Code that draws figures
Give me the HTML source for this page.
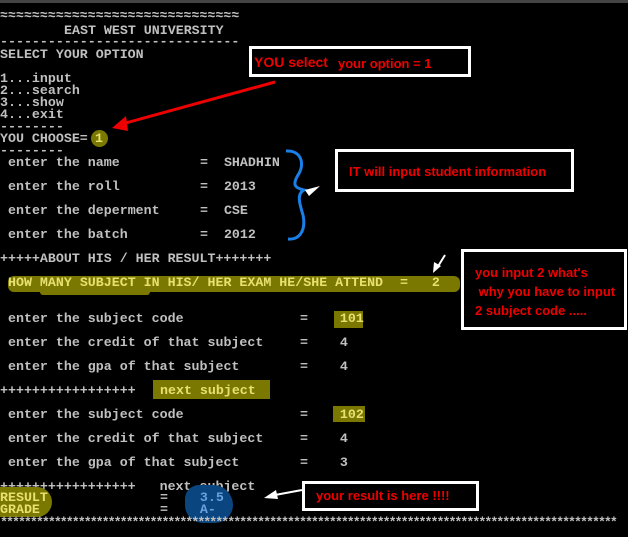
<!DOCTYPE html>
<html><head><style>
body{margin:0;width:628px;height:537px;background:#000;overflow:hidden;position:relative;font-family:"Liberation Mono",monospace;}
.t{position:absolute;font-size:13.3px;line-height:12px;color:#c0c0c0;white-space:pre;font-weight:bold;letter-spacing:0}
.y{color:#e8e070}
.b{position:absolute;border:3px solid #fff;background:#000;box-sizing:border-box}
.r{position:absolute;color:#e00;font-family:"Liberation Sans",sans-serif;font-weight:bold;font-size:13px;white-space:pre}
.h{position:absolute;background:#7a7800}
</style></head><body>
<div style="position:absolute;left:0;top:0;width:628px;height:3px;background:#444"></div>
<div class="t" style="left:0;top:10px">≈≈≈≈≈≈≈≈≈≈≈≈≈≈≈≈≈≈≈≈≈≈≈≈≈≈≈≈≈≈</div>
<div class="t" style="left:64px;top:25px">EAST WEST UNIVERSITY</div>
<div class="t" style="left:0;top:36px">------------------------------</div>
<div class="t" style="left:0;top:49px">SELECT YOUR OPTION</div>
<div class="t" style="left:0;top:73px">1...input
2...search
3...show
4...exit</div>
<div class="t" style="left:0;top:121px">--------</div>
<div class="t" style="left:0;top:133px">YOU CHOOSE=</div>
<div style="position:absolute;left:91px;top:130px;width:17px;height:17px;border-radius:50%;background:#7a7800"></div>
<div class="t y" style="left:95px;top:133px">1</div>
<div class="t" style="left:0;top:145px">--------</div>

<div class="t" style="left:8px;top:157px">enter the name</div><div class="t" style="left:200px;top:157px">=  SHADHIN</div>
<div class="t" style="left:8px;top:181px">enter the roll</div><div class="t" style="left:200px;top:181px">=  2013</div>
<div class="t" style="left:8px;top:205px">enter the deperment</div><div class="t" style="left:200px;top:205px">=  CSE</div>
<div class="t" style="left:8px;top:229px">enter the batch</div><div class="t" style="left:200px;top:229px">=  2012</div>
<div class="t" style="left:0;top:253px">+++++ABOUT HIS / HER RESULT+++++++</div>
<div class="h" style="left:8px;top:276px;width:452px;height:16px;border-radius:6px"></div>
<div class="h" style="left:40px;top:289px;width:110px;height:6px;border-radius:3px"></div>
<div class="t y" style="left:8px;top:277px">HOW MANY SUBJECT IN HIS/ HER EXAM HE/SHE ATTEND</div>
<div class="t y" style="left:400px;top:277px">=   2</div>
<div class="h" style="left:334px;top:311px;width:29px;height:17px"></div>
<div class="t" style="left:8px;top:313px">enter the subject code</div><div class="t" style="left:300px;top:313px">=    <span class="y">101</span></div>
<div class="t" style="left:8px;top:337px">enter the credit of that subject</div><div class="t" style="left:300px;top:337px">=    4</div>
<div class="t" style="left:8px;top:361px">enter the gpa of that subject</div><div class="t" style="left:300px;top:361px">=    4</div>
<div class="t" style="left:0;top:385px">+++++++++++++++++</div>
<div class="h" style="left:153px;top:380px;width:117px;height:19px"></div>
<div class="t y" style="left:160px;top:385px">next subject</div>
<div class="h" style="left:333px;top:406px;width:32px;height:16px"></div>
<div class="t" style="left:8px;top:409px">enter the subject code</div><div class="t" style="left:300px;top:409px">=    <span class="y">102</span></div>
<div class="t" style="left:8px;top:433px">enter the credit of that subject</div><div class="t" style="left:300px;top:433px">=    4</div>
<div class="t" style="left:8px;top:457px">enter the gpa of that subject</div><div class="t" style="left:300px;top:457px">=    3</div>
<div class="t" style="left:0;top:481px">+++++++++++++++++   next subject</div>
<div class="h" style="left:0;top:487px;width:52px;height:30px;border-radius:0 20px 20px 0"></div>
<div style="position:absolute;left:185px;top:485px;width:48px;height:38px;border-radius:14px 20px 18px 18px;background:#0b4580"></div>
<div class="t y" style="left:0;top:492px">RESULT</div>
<div class="t y" style="left:0;top:504px">GRADE</div>
<div class="t" style="left:160px;top:492px">=    <span style="color:#6aa0e0">3.5</span></div>
<div class="t" style="left:160px;top:504px">=    <span style="color:#6aa0e0">A-</span></div>
<div class="t" style="left:0;top:517px;letter-spacing:-2px">*******************************************************************************************************</div>

<div class="b" style="left:249px;top:46px;width:222px;height:31px"></div>
<div class="r" style="left:254px;top:54px;font-size:14px">YOU select</div>
<div class="r" style="left:338px;top:56px">your option = 1</div>
<div class="b" style="left:335px;top:149px;width:239px;height:43px"></div>
<div class="r" style="left:349px;top:164px">IT will input student information</div>
<div class="b" style="left:461px;top:249px;width:166px;height:81px"></div>
<div class="r" style="left:475px;top:263px;line-height:19px">you input 2 what's
 why you have to input
2 subject code .....</div>
<div class="b" style="left:302px;top:481px;width:177px;height:30px"></div>
<div class="r" style="left:316px;top:488px">your result is here !!!!</div>

<svg width="628" height="537" style="position:absolute;left:0;top:0">
<line x1="275" y1="82" x2="122" y2="124" stroke="#e00" stroke-width="3"/>
<polygon points="112,128 126,116 128,131" fill="#e00"/>
<path d="M286,151 C302,150 305,165 298,175 C292,185 295,188 304,190 C296,194 300,205 303,215 C306,230 300,240 288,239" fill="none" stroke="#1a7fe6" stroke-width="3"/>
<polygon points="305,190 320,186 309,196" fill="#fff"/>
<line x1="445" y1="255" x2="437" y2="268" stroke="#fff" stroke-width="2"/>
<polygon points="433,273 434,262 441,266" fill="#fff"/>
<line x1="302" y1="490" x2="275" y2="495" stroke="#fff" stroke-width="2"/>
<polygon points="264,498 276,490 278,499" fill="#fff"/>
</svg>
</body></html>
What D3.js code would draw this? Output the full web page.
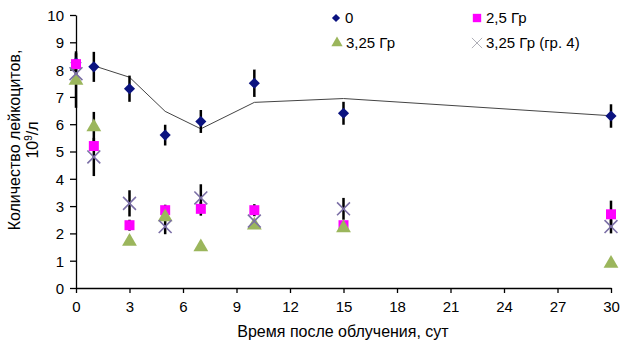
<!DOCTYPE html>
<html>
<head>
<meta charset="utf-8">
<script src="https://cdn.jsdelivr.net/npm/d3@7"></script>
<style>
  body { margin: 0; background: #fff; }
  text { font-family: "Liberation Sans", Arial, sans-serif; fill: #000; }
</style>
</head>
<body>
<div id="chart"></div>
<script>
// days after irradiation
const days = [0, 1, 3, 5, 7, 10, 15, 30];

// series values (10^9/l) and error half-widths
const ctrl = [8.25, 8.1, 7.3, 5.6, 6.1, 7.5, 6.4, 6.3];
const ctrlErr = [0.42, 0.55, 0.48, 0.38, 0.42, 0.5, 0.42, 0.43];
const gr25 = [8.2, 5.2, 2.3, 2.85, 2.9, 2.85, 2.3, 2.7];
const gr25Err = [0, 0, 0.2, 0.2, 0.25, 0.22, 0, 0.5];
const gr325 = [7.6, 5.9, 1.7, 2.6, 1.5, 2.3, 2.2, 0.9];
const gr325Err = [1.0, 0.55, 0, 0, 0, 0, 0, 0];
const gr4 = [7.85, 4.8, 3.1, 2.25, 3.3, 2.45, 2.9, 2.25];
const gr4Err = [0, 0.7, 0.48, 0.28, 0.5, 0, 0.4, 0.25];

// trend line
const lineDays = [1, 3, 5, 7, 10, 15, 30];
const lineVals = [8.14, 7.72, 6.47, 5.83, 6.8, 6.94, 6.31];

const xTicks = [0, 3, 6, 9, 12, 15, 18, 21, 24, 27, 30];
const yTicks = [0, 1, 2, 3, 4, 5, 6, 7, 8, 9, 10];

const width = 630, height = 355;
const margin = { top: 15, right: 19, bottom: 67, left: 76 };

const svg = d3.select("#chart")
    .append("svg")
    .attr("width", width)
    .attr("height", height);

const x = d3.scaleLinear().domain([0, 30]).range([margin.left, width - margin.right]);
const y = d3.scaleLinear().domain([0, 10]).range([height - margin.bottom, margin.top]);

// axes
const xAxis = svg.append("g")
    .attr("transform", `translate(0, ${y(0)})`)
    .call(d3.axisBottom(x).tickValues(xTicks).tickSize(5).tickSizeOuter(0).tickPadding(5));
const yAxis = svg.append("g")
    .attr("transform", `translate(${x(0)}, 0)`)
    .call(d3.axisLeft(y).tickValues(yTicks).tickSize(6).tickSizeOuter(0).tickPadding(6));
[xAxis, yAxis].forEach(a => {
    a.selectAll("path, line").attr("stroke", "#000").attr("stroke-width", 1.3);
    a.selectAll("text").style("font-size", "15px").attr("fill", "#000");
});
xAxis.selectAll("text").attr("dy", "0.95em");
yAxis.selectAll("text").attr("dy", "0.36em");

// axis titles
svg.append("text")
    .attr("x", 343)
    .attr("y", 337)
    .attr("text-anchor", "middle")
    .style("font-size", "16px")
    .text("Время после облучения, сут");

const yt = svg.append("g").attr("transform", "translate(20, 140) rotate(-90)");
yt.append("text")
    .attr("text-anchor", "middle")
    .style("font-size", "16px")
    .text("Количество лейкоцитов,");
const yt2 = yt.append("text")
    .attr("y", 18)
    .attr("text-anchor", "middle")
    .style("font-size", "16px");
yt2.append("tspan").text("10");
yt2.append("tspan").attr("dy", -6).style("font-size", "10px").text("9");
yt2.append("tspan").attr("dy", 6).text("/л");

// trend line
svg.append("path")
    .datum(lineDays.map((d, i) => [d, lineVals[i]]))
    .attr("fill", "none")
    .attr("stroke", "#444")
    .attr("stroke-width", 1)
    .attr("d", d3.line().x(d => x(d[0])).y(d => y(d[1])));

// error bars
const errSets = [[ctrl, ctrlErr], [gr25, gr25Err], [gr325, gr325Err], [gr4, gr4Err]];
errSets.forEach(([vals, errs]) => {
    svg.append("g").selectAll("line")
        .data(days.map((d, i) => ({ d: d, v: vals[i], e: errs[i] })).filter(p => p.e > 0))
        .enter()
        .append("line")
        .attr("x1", p => x(p.d))
        .attr("x2", p => x(p.d))
        .attr("y1", p => y(p.v + p.e))
        .attr("y2", p => y(p.v - p.e))
        .attr("stroke", "#000")
        .attr("stroke-width", 2.5);
});

// diamond = square turned by 45 degrees
const symDiamond = d3.symbol().type(d3.symbolSquare).size(62);
const symSquare = d3.symbol().type(d3.symbolSquare).size(100);
const symTriangle = d3.symbol().type(d3.symbolTriangle).size(95);
const symX = d3.symbol().type(d3.symbolTimes).size(110);

const series = [
    { vals: ctrl, sym: symDiamond, fill: "#0b1380", stroke: "none", rot: 45 },
    { vals: gr25, sym: symSquare, fill: "#ff00ff", stroke: "none", rot: 0 },
    { vals: gr325, sym: symTriangle, fill: "#9bb65c", stroke: "none", rot: 0 },
    { vals: gr4, sym: symX, fill: "none", stroke: "#7b6fa6", rot: 0 }
];

series.forEach(s => {
    svg.append("g").selectAll("path")
        .data(days.map((d, i) => [d, s.vals[i]]))
        .enter()
        .append("path")
        .attr("transform", d => `translate(${x(d[0])}, ${y(d[1])}) rotate(${s.rot})`)
        .attr("d", s.sym())
        .attr("fill", s.fill)
        .attr("stroke", s.stroke)
        .attr("stroke-width", 1.6);
});

// legend
const legend = [
    { label: "0", sym: d3.symbol().type(d3.symbolSquare).size(34), rot: 45, fill: "#0b1380", stroke: "none", x: 336, y: 18 },
    { label: "2,5 Гр", sym: d3.symbol().type(d3.symbolSquare).size(70), rot: 0, fill: "#ff00ff", stroke: "none", x: 477, y: 18 },
    { label: "3,25 Гр", sym: d3.symbol().type(d3.symbolTriangle).size(55), rot: 0, fill: "#9bb65c", stroke: "none", x: 337, y: 43 },
    { label: "3,25 Гр (гр. 4)", sym: d3.symbol().type(d3.symbolTimes).size(70), rot: 0, fill: "none", stroke: "#b0b0b8", x: 477, y: 43 }
];
const lg = svg.append("g").selectAll("g")
    .data(legend)
    .enter()
    .append("g")
    .attr("transform", d => `translate(${d.x}, ${d.y})`);
lg.append("path")
    .attr("d", d => d.sym())
    .attr("transform", d => `rotate(${d.rot})`)
    .attr("fill", d => d.fill)
    .attr("stroke", d => d.stroke)
    .attr("stroke-width", 1);
lg.append("text")
    .attr("x", 9)
    .attr("dy", "0.36em")
    .style("font-size", "15px")
    .text(d => d.label);
</script>
</body>
</html>
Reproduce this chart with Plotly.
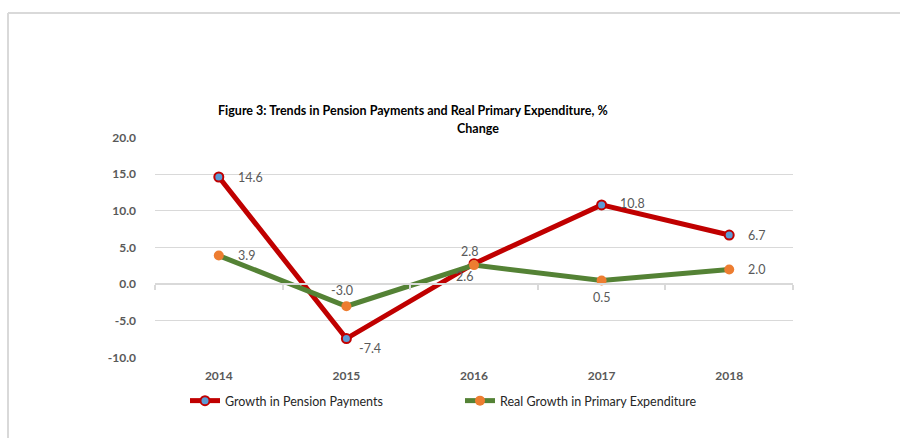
import plotly.graph_objects as go

years = ["2014", "2015", "2016", "2017", "2018"]
pension_growth = [14.6, -7.4, 2.8, 10.8, 6.7]
primary_exp_growth = [3.9, -3.0, 2.6, 0.5, 2.0]
y_ticks = [-10, -5, 0, 5, 10, 15, 20]

# label offsets (px) relative to each point: (xshift, yshift, xanchor)
pension_label_off = [(17, 0, "left"), (11, -10, "left"), (-5, 12, "center"), (16, 1, "left"), (17, 0, "left")]
primary_label_off = [(17, 0, "left"), (-4, 16, "center"), (-10, -11, "center"), (0, -17, "center"), (17, 0, "left")]

W, H = 900, 438
x_dom = [155 / W, 793 / W]
y_dom = [(H - 358) / H, (H - 137) / H]
y_min, y_max = -10, 20
zero_pos = y_dom[0] + (0 - y_min) / (y_max - y_min) * (y_dom[1] - y_dom[0])

FONT = "Lato, 'Open Sans', sans-serif"
GRAY = "#595959"
GRID = "#D9D9D9"

xs = list(range(len(years)))

fig = go.Figure()
fig.add_trace(go.Scatter(
    x=xs, y=pension_growth, name="Growth in Pension Payments",
    mode="lines+markers",
    line=dict(color="#C00000", width=5),
    marker=dict(symbol="circle", size=9, color="#5B9BD5",
                line=dict(color="#C00000", width=2)),
))
fig.add_trace(go.Scatter(
    x=xs, y=primary_exp_growth, name="Real Growth in Primary Expenditure",
    mode="lines+markers",
    line=dict(color="#548235", width=5),
    marker=dict(symbol="circle", size=10, color="#ED7D31",
                line=dict(color="#ED7D31", width=0)),
))

for series, offsets in ((pension_growth, pension_label_off), (primary_exp_growth, primary_label_off)):
    for i, (v, (dx, dy, anchor)) in enumerate(zip(series, offsets)):
        fig.add_annotation(x=i, y=v, text=f"{v:.1f}", showarrow=False,
                           xanchor=anchor, yanchor="middle", xshift=dx, yshift=dy,
                           font=dict(family=FONT, size=12.5, color=GRAY))

fig.update_layout(
    width=W, height=H,
    margin=dict(l=0, r=0, t=0, b=0, autoexpand=False),
    paper_bgcolor="white", plot_bgcolor="white",
    font=dict(family=FONT, color=GRAY),
    showlegend=True,
    legend=dict(orientation="h", x=185 / W, y=(H - 401) / H,
                xanchor="left", yanchor="middle",
                font=dict(family=FONT, size=12.5, color="#262626"),
                entrywidth=230, itemwidth=30,
                bgcolor="rgba(0,0,0,0)"),
    xaxis=dict(domain=x_dom, range=[-0.5, len(years) - 0.5],
               tickvals=xs, ticktext=years, showgrid=False,
               zeroline=False, showline=False, ticks="", ticklabelstandoff=9,
               tickfont=dict(family=FONT, size=12, color=GRAY, weight="bold"),
               anchor="y"),
    xaxis2=dict(domain=x_dom, range=[-0.5, len(years) - 0.5],
                overlaying="x", anchor="free", position=zero_pos,
                side="bottom", showline=True, linecolor=GRID, linewidth=1.5,
                ticks="outside", ticklen=5, tickcolor=GRID, tickwidth=1.5,
                tickvals=[i - 0.5 for i in range(len(years) + 1)],
                showticklabels=False, showgrid=False, zeroline=False),
    yaxis=dict(domain=y_dom, range=[y_min - 0.05, y_max + 0.05],
               tickvals=y_ticks, ticktext=[f"{v:.1f}" for v in y_ticks],
               showgrid=True, gridcolor=GRID, gridwidth=1,
               zeroline=False, showline=False, ticks="", ticklabelstandoff=18,
               tickfont=dict(family=FONT, size=12, color=GRAY, weight="bold")),
)

# invisible helper to activate the overlay axis that carries the zero line ticks
fig.add_trace(go.Scatter(x=[0], y=[0], xaxis="x2", yaxis="y", mode="markers",
                         marker=dict(opacity=0), showlegend=False, hoverinfo="skip"))

fig.add_annotation(text="<b>Figure 3: Trends in Pension Payments and Real Primary Expenditure, %</b>",
                   xref="paper", yref="paper", x=413 / W, y=(H - 110) / H,
                   xanchor="center", yanchor="middle", showarrow=False,
                   font=dict(family=FONT, size=12.5, color="black"))
fig.add_annotation(text="<b>Change</b>",
                   xref="paper", yref="paper", x=478 / W, y=(H - 128) / H,
                   xanchor="center", yanchor="middle", showarrow=False,
                   font=dict(family=FONT, size=12.5, color="black"))

# chart frame border (top and left edges)
fig.add_shape(type="line", xref="paper", yref="paper", x0=8 / W, x1=1, y0=(H - 13) / H, y1=(H - 13) / H,
              line=dict(color=GRID, width=2))
fig.add_shape(type="line", xref="paper", yref="paper", x0=8 / W, x1=8 / W, y0=0, y1=(H - 13) / H,
              line=dict(color=GRID, width=2))

fig.write_html("out.html")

**Exercise brief**
Filter the records above for "page" and copy every matching line.

**Full answer**
Give me the HTML source for this page.
What D3.js code would draw this? Output the full web page.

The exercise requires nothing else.